● **TASK DESCRIPTION**: Give back every line exactly as it appears, pictures excluded.
++++++++++++++++++++
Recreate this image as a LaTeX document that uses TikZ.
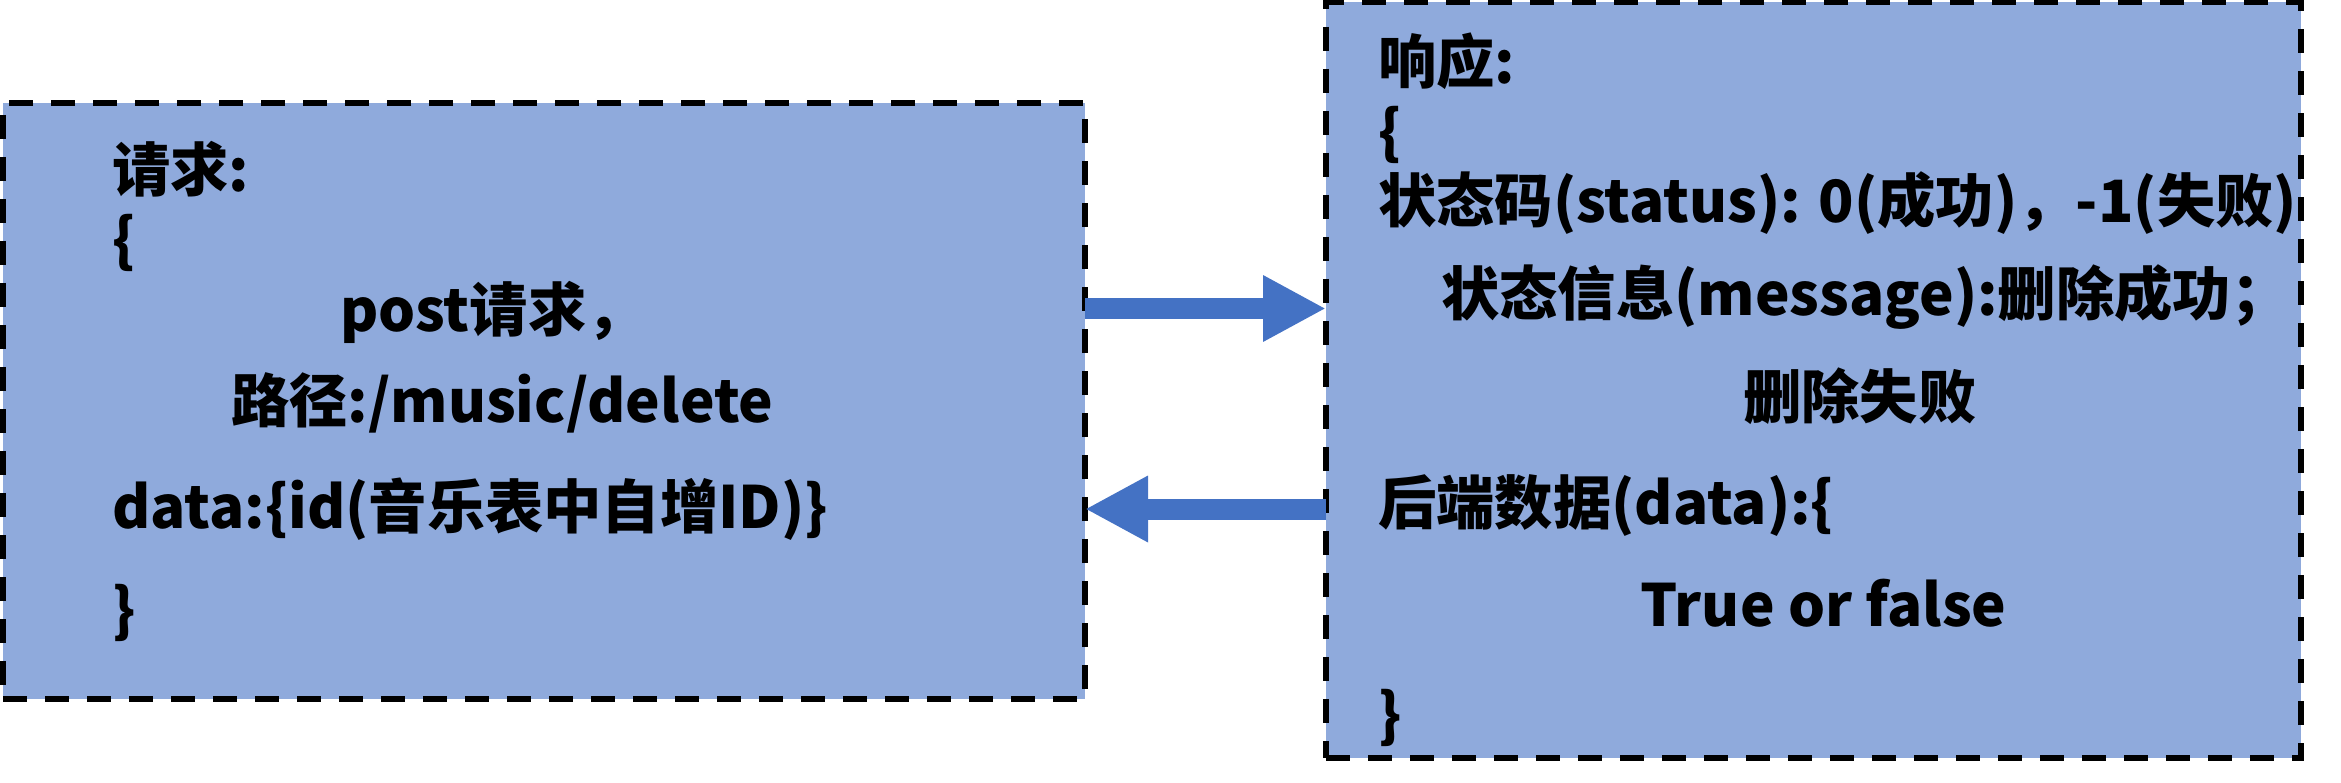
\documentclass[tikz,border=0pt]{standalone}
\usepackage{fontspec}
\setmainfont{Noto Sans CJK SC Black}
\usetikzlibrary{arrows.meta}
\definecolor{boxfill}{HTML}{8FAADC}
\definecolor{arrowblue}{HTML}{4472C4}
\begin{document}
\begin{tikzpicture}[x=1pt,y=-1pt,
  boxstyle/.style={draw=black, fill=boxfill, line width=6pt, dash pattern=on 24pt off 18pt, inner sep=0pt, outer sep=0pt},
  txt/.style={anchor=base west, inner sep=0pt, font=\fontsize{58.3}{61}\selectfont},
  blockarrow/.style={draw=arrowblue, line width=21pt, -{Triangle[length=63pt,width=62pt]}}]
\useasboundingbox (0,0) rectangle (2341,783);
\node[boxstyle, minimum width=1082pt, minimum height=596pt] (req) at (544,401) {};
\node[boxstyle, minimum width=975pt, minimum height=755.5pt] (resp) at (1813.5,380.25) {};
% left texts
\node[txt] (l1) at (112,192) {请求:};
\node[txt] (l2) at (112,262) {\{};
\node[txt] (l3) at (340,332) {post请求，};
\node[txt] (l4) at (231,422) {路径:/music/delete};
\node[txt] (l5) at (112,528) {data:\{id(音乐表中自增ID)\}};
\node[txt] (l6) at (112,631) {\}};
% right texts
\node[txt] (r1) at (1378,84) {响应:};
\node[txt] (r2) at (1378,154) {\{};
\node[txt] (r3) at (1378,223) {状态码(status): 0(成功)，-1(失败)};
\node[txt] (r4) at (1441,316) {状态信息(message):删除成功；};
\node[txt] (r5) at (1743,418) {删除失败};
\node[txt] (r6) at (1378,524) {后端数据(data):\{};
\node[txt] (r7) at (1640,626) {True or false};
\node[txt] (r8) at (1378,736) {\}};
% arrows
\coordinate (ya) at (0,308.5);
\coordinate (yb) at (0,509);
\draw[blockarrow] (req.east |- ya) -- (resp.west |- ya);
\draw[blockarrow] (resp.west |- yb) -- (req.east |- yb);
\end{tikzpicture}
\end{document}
++++++++++++++++++++
● **THE OUTPUT**:
Recreate this image as a LaTeX document that uses TikZ.
\documentclass[tikz,border=0pt]{standalone}
\usepackage{fontspec}
\setmainfont{Noto Sans CJK SC Black}
\usetikzlibrary{arrows.meta}
\definecolor{boxfill}{HTML}{8FAADC}
\definecolor{arrowblue}{HTML}{4472C4}
\begin{document}
\begin{tikzpicture}[x=1pt,y=-1pt,
  boxstyle/.style={draw=black, fill=boxfill, line width=6pt, dash pattern=on 24pt off 18pt, inner sep=0pt, outer sep=0pt},
  txt/.style={anchor=base west, inner sep=0pt, font=\fontsize{58.3}{61}\selectfont},
  blockarrow/.style={draw=arrowblue, line width=21pt, -{Triangle[length=63pt,width=62pt]}}]
\useasboundingbox (0,0) rectangle (2341,783);
\node[boxstyle, minimum width=1082pt, minimum height=596pt] (req) at (544,401) {};
\node[boxstyle, minimum width=975pt, minimum height=755.5pt] (resp) at (1813.5,380.25) {};
% left texts
\node[txt] (l1) at (112,192) {请求:};
\node[txt] (l2) at (112,262) {\{};
\node[txt] (l3) at (340,332) {post请求，};
\node[txt] (l4) at (231,422) {路径:/music/delete};
\node[txt] (l5) at (112,528) {data:\{id(音乐表中自增ID)\}};
\node[txt] (l6) at (112,631) {\}};
% right texts
\node[txt] (r1) at (1378,84) {响应:};
\node[txt] (r2) at (1378,154) {\{};
\node[txt] (r3) at (1378,223) {状态码(status): 0(成功)，-1(失败)};
\node[txt] (r4) at (1441,316) {状态信息(message):删除成功；};
\node[txt] (r5) at (1743,418) {删除失败};
\node[txt] (r6) at (1378,524) {后端数据(data):\{};
\node[txt] (r7) at (1640,626) {True or false};
\node[txt] (r8) at (1378,736) {\}};
% arrows
\coordinate (ya) at (0,308.5);
\coordinate (yb) at (0,509);
\draw[blockarrow] (req.east |- ya) -- (resp.west |- ya);
\draw[blockarrow] (resp.west |- yb) -- (req.east |- yb);
\end{tikzpicture}
\end{document}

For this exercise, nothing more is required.